Another trainer who lost stalls at Charles Town but is permitted to race there is Tina Malgarini Mawing, wife of jockey Anthony Mawing. Malgarini Mawing, who didn't lose her stalls because of an infraction, is a member of the Charles Town HBPA board of directors.
Anthony Mawing is one of seven jockeys suspended earlier this year for alleging misrepresenting their weight during races at Charles Town, which used a hidden surveillance camera. With assistance from the Jockeys’ Guild, the jockeys were granted an injunction to ride, and their case continues to make its way through a lengthy WVRC hearing process.
The jockeys, in a letter to Guild national manager Terry Meyocks, indicated the situation is tenuous. All seven are active in the Guild.
“The trend toward racetrack management seems to be less about working together and more about complete control and intimidation,” the letter states. “We genuinely feel that if the Guild were not behind us right now, we would probably be forced to move our families and look elsewhere for other places to continue our careers, if at all.”
Funkhouser, meanwhile, is again running for president of the Charles Town HBPA. His opponent is local developer Kenneth Lowe, a Charles Town HBPA board member and PNGI supporter. Malgarini Mawing also is seeking re-election.
The election results will be known Nov. 17, three weeks before the county vote on table games.
As for the other groups, the WVTBA, attempting to bounce back from what one official in 2008 called “a little embezzlement,” said in an Oct. 15 letter it supports table games.
“A majority of the WVTBA board of directors feels the presence of table games will not only protect the revenue (video lottery terminals at Charles Town) currently generate for West Virginia Thoroughbred breeders but will potentially increase that amount. … Our industry by its very nature protects the county’s farmland and green spaces from further development.”
The West Virginia Breeders Classics, which held its $2-million night of racing Oct. 17 at Charles Town, said table games can add more jobs and boost the horse racing industry.
“There is no doubt the (VLT measure of the mid-1990s) has breathed new life into racing at Charles Town,” a letter from the WVBC states. “PNGI has been a terrific partner with the racing industry and has lived up to its promises to the community as a whole.”
Charles Town, in an attempt to win horsemen’s support, is adding a 10th race to each live program effective Nov. 1. Officials said first preference will be given to horses bred or sired in West Virginia; second preference will go to horses having made a minimum number of starts at Charles Town.

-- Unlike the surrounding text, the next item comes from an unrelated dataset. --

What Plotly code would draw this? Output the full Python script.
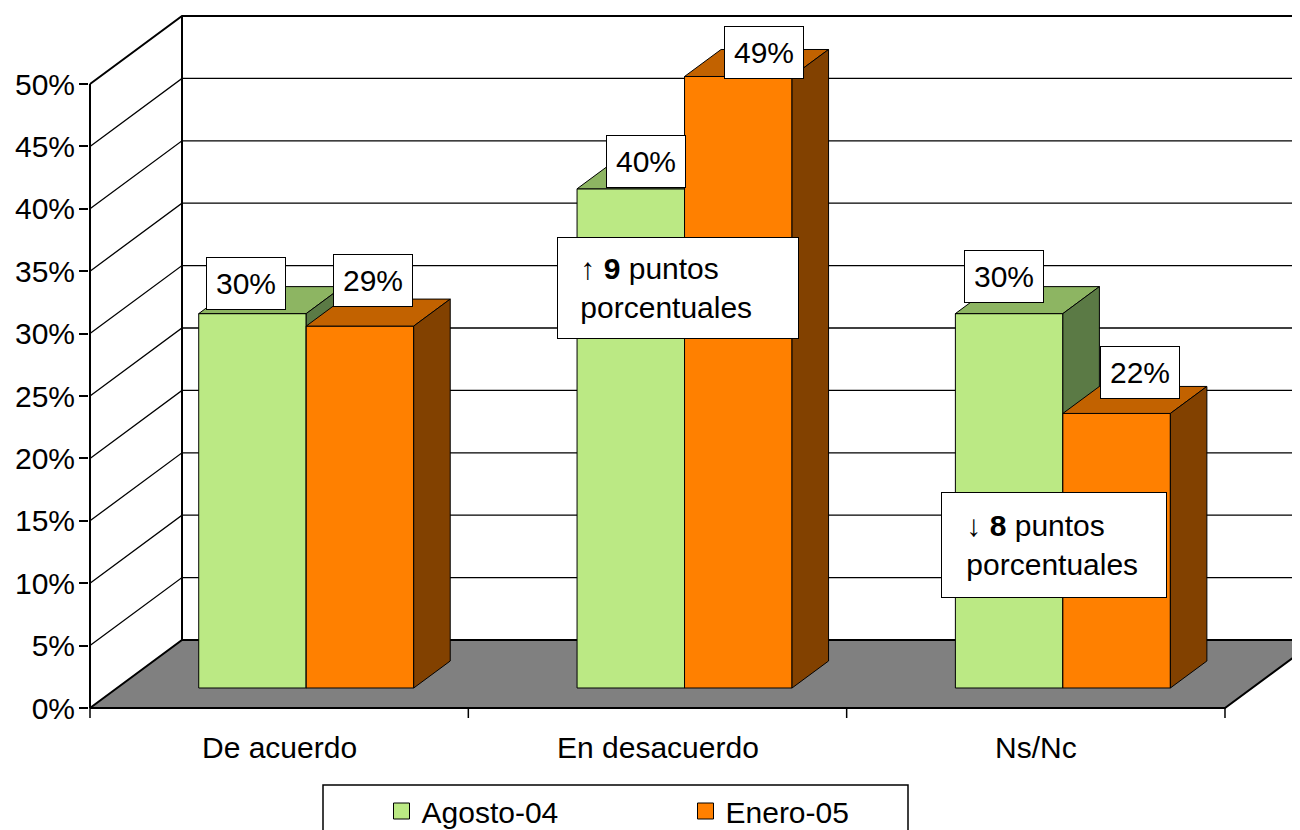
import plotly.graph_objects as go

# ---------------- data ----------------
categories = ["De acuerdo", "En desacuerdo", "Ns/Nc"]
series_names = ["Agosto-04", "Enero-05"]
agosto_04 = [30, 40, 30]
enero_05 = [29, 49, 22]
value_labels_agosto = ["30%", "40%", "30%"]
value_labels_enero = ["29%", "49%", "22%"]
y_tick_values = [0, 5, 10, 15, 20, 25, 30, 35, 40, 45, 50]
y_tick_labels = ["0%", "5%", "10%", "15%", "20%", "25%", "30%", "35%", "40%", "45%", "50%"]
change_texts = ["\u00a0\u2191 <b>9</b> puntos<br>\u00a0porcentuales",
                "\u00a0\u2193 <b>8</b> puntos<br>\u00a0porcentuales"]

# ---------------- styling / geometry ----------------
FONT = "Liberation Sans, Arial, sans-serif"
W, H = 1300, 830
OFF = 8                  # page body margin offset of the figure
PX_CAT = 378.33          # px per category on the front plane
PX_PCT = 12.48           # px per percent point
X0_PX, Y0_PX = 90 - OFF, 708 - OFF   # front-plane origin in figure px
PLOT_BOTTOM_PX = 722 - OFF
DX = 92 / PX_CAT         # full depth offset (x, category units)
DY = 68 / PX_PCT         # full depth offset (y, percent units)
D0, D1 = 0.294, 0.691    # bar depth start / end (fraction of depth)
BAR_W = 0.2841
XMAX = (W - X0_PX) / PX_CAT
YMAX = Y0_PX / PX_PCT
YMIN = -(PLOT_BOTTOM_PX - Y0_PX) / PX_PCT
TOP = max(y_tick_values)
NCAT = len(categories)
FS = 30

colors = {
    "Agosto-04": dict(front="#BBE984", top="#8DB562", side="#5B7A45"),
    "Enero-05": dict(front="#FF8000", top="#C26200", side="#824100"),
}

fig = go.Figure()

def line_trace(xs, ys, width, color="black"):
    fig.add_trace(go.Scatter(x=xs, y=ys, mode="lines", line=dict(color=color, width=width),
                             hoverinfo="skip", showlegend=False))

def poly_trace(xs, ys, fill, lw=1):
    fig.add_trace(go.Scatter(x=xs + [xs[0]], y=ys + [ys[0]], mode="lines", fill="toself",
                             fillcolor=fill, line=dict(color="black", width=lw),
                             hoverinfo="skip", showlegend=False))

# walls: gridlines on left (oblique) and back wall
gx, gy = [], []
for k in y_tick_values[1:-1]:
    gx += [0, DX, XMAX + 1, None]
    gy += [k, k + DY, k + DY, None]
line_trace(gx, gy, 1.3)
line_trace([0, DX, XMAX + 1], [TOP, TOP + DY, TOP + DY], 2)
line_trace([DX, DX], [DY, TOP + DY], 2)

# floor
poly_trace([0, NCAT, NCAT + DX, DX], [0, 0, DY, DY], "#808080", lw=2)

# front value axis line and category tick marks
line_trace([0, 0], [0, TOP], 2)
tx, ty = [], []
for i in range(NCAT + 1):
    tx += [i, i, None]
    ty += [0, -0.8, None]
line_trace(tx, ty, 1.5)

# bars
series = [("Agosto-04", agosto_04, value_labels_agosto), ("Enero-05", enero_05, value_labels_enero)]
label_shifts = [[(-25, 17), (-3, 14), (-23, 24)],
                [(-5, 32), (7, 10), (5, 27)]]
annotations = []
for g in range(NCAT):
    c = g + 0.5
    for s, (name, vals, labs) in enumerate(series):
        v = vals[g]
        xl = c - BAR_W + s * BAR_W
        xr = xl + BAR_W
        a0x, a1x = D0 * DX, D1 * DX
        a0y, a1y = D0 * DY, D1 * DY
        col = colors[name]
        poly_trace([xl + a0x, xr + a0x, xr + a0x, xl + a0x],
                   [a0y, a0y, v + a0y, v + a0y], col["front"])
        poly_trace([xl + a0x, xr + a0x, xr + a1x, xl + a1x],
                   [v + a0y, v + a0y, v + a1y, v + a1y], col["top"])
        poly_trace([xr + a0x, xr + a1x, xr + a1x, xr + a0x],
                   [a0y, a1y, v + a1y, v + a0y], col["side"])
        sx, sy = label_shifts[s][g]
        annotations.append(dict(
            x=(xl + xr) / 2 + (a0x + a1x) / 2, y=v + (a0y + a1y) / 2,
            xref="x", yref="y", text=labs[g], showarrow=False,
            xshift=sx, yshift=sy,
            font=dict(family=FONT, size=FS, color="black"),
            bgcolor="white", bordercolor="black", borderwidth=1, borderpad=9))

# change annotation boxes
annotations.append(dict(x=1.5542, y=33.69, xref="x", yref="y", text=change_texts[0],
                        showarrow=False, align="left", width=212,
                        font=dict(family=FONT, size=FS, color="black"),
                        bgcolor="white", bordercolor="black", borderwidth=1, borderpad=14))
annotations.append(dict(x=2.549, y=13.1, xref="x", yref="y", text=change_texts[1],
                        showarrow=False, align="left", width=192,
                        font=dict(family=FONT, size=FS, color="black"),
                        bgcolor="white", bordercolor="black", borderwidth=1, borderpad=16))

# category labels
for i, cat in enumerate(categories):
    annotations.append(dict(x=i + 0.5, y=1 - (747 - OFF) / H, xref="x", yref="paper",
                            text=cat, showarrow=False, yanchor="middle",
                            font=dict(family=FONT, size=FS, color="black")))

# legend entries
for name in series_names:
    fig.add_trace(go.Scatter(x=[None], y=[None], mode="markers", name=name,
                             marker=dict(symbol="square", size=18, color=colors[name]["front"],
                                         line=dict(color="black", width=1))))

fig.update_layout(
    width=W, height=H,
    margin=dict(l=0, r=0, t=0, b=0, autoexpand=False),
    paper_bgcolor="white", plot_bgcolor="white",
    font=dict(family=FONT, size=FS, color="black"),
    xaxis=dict(domain=[(X0_PX - 1) / W, 1], range=[-1 / PX_CAT, XMAX],
               showgrid=False, zeroline=False, showline=False, showticklabels=False,
               ticks="", fixedrange=True),
    yaxis=dict(domain=[1 - PLOT_BOTTOM_PX / H, 1], range=[YMIN, YMAX],
               tickvals=y_tick_values, ticktext=y_tick_labels,
               ticks="outside", ticklen=9, tickwidth=1.5, tickcolor="black",
               ticklabelstandoff=-2,
               showgrid=False, zeroline=False, showline=False, fixedrange=True,
               tickfont=dict(family=FONT, size=FS, color="black")),
    showlegend=True,
    legend=dict(orientation="h", x=(401.5 - OFF - 20) / W, xanchor="left",
                y=1 - (811 - OFF - 26) / H, yanchor="top",
                font=dict(family=FONT, size=FS, color="black"),
                bgcolor="rgba(0,0,0,0)", borderwidth=0,
                entrywidth=259, entrywidthmode="pixels", itemclick=False),
    shapes=[dict(type="rect", xref="paper", yref="paper",
                 x0=(323 - OFF) / W, x1=(908 - OFF) / W, y0=1 - (785 - OFF) / H, y1=-0.1,
                 line=dict(color="black", width=1.5), fillcolor="rgba(0,0,0,0)")],
    annotations=annotations,
)

fig.write_html("out.html")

West Virginia Gov. Joe Manchin was in Charles Town recently to discuss the table games referendum. In an August interview at Mountaineer Casino, Racetrack & Resort, the governor touched on relations between horsemen and management at Charles Town.
“It’s about personalities there, and we can’t have that in a state that depends on that revenue,” Manchin said at the time. “We've been able to expand services for our seniors. To allow personalities to make that much of a disturbance is absolutely wrong, and I’m going to do everything I can to change that.”

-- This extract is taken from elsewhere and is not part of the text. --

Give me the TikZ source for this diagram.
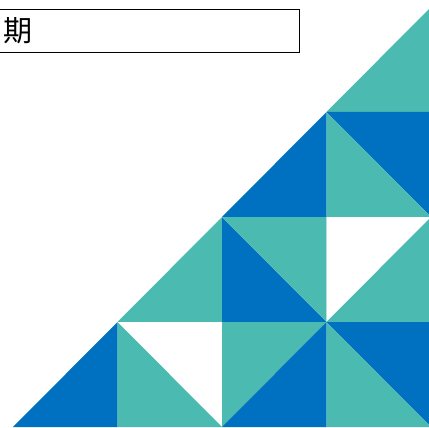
\documentclass[tikz,border=0pt]{standalone}
\usepackage{fontspec}
\newfontfamily\cjk{Noto Sans CJK SC}
\usepackage{tikz}
\definecolor{tealc}{HTML}{4BBBB1}
\definecolor{bluec}{HTML}{0070C0}
\tikzset{
	tri/.style={draw=none},
	datebox/.style={draw,line width=1.1pt,anchor=north west,inner xsep=7pt,inner ysep=0pt,
		minimum height=43pt,text width=289pt,align=left,font=\cjk\fontsize{29}{29}\selectfont}
}

\begin{document}
\begin{tikzpicture}[x=1pt,y=-1pt]
	\useasboundingbox (0,0) rectangle (429,428);
	\node[datebox] (date) at (-4,9) {期};
	\begin{scope}[shift={(13,7)},x=104.5pt,y=-105pt]
	\foreach \col/\ax/\ay/\bx/\by/\cx/\cy in {
		tealc/3/1/4/1/4/0,
		bluec/2/2/3/2/3/1,
		bluec/3/1/4/1/4/2, tealc/3/1/3/2/4/2,
		tealc/1/3/2/3/2/2,
		bluec/2/2/2/3/3/3, tealc/2/2/3/2/3/3,
		white/3/2/4/2/3/3, tealc/4/2/4/3/3/3,
		bluec/0/4/1/4/1/3,
		white/1/3/2/3/2/4, tealc/1/3/1/4/2/4,
		tealc/2/3/3/3/2/4, bluec/3/3/3/4/2/4,
		bluec/3/3/4/3/4/4, tealc/3/3/3/4/4/4}
		\fill[tri,\col] (\ax,\ay) -- (\bx,\by) -- (\cx,\cy) -- cycle;
	\end{scope}
\end{tikzpicture}
\end{document}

Manchin also said: “We built our racinos around the sport of racing. When any racino operator does it strictly for the money and not the sport, we will shut them down. It’s a blend; we look for a balance. If not, the horses wouldn’t be here.”
Charles Town is the only one of four West Virginia racetracks without table games, but its VLT operation is by far the most lucrative in the state.
Horsemen get 4.5% of revenue from table games in West Virginia. In a letter to the editor of a local newspaper, Jeff Runco, leading trainer at Charles Town and a member of the Charles Town HBPA board of directors, said table games would produce about $4.8 million for purses and breed development each year. The letter didn’t state the origin of the financial estimate.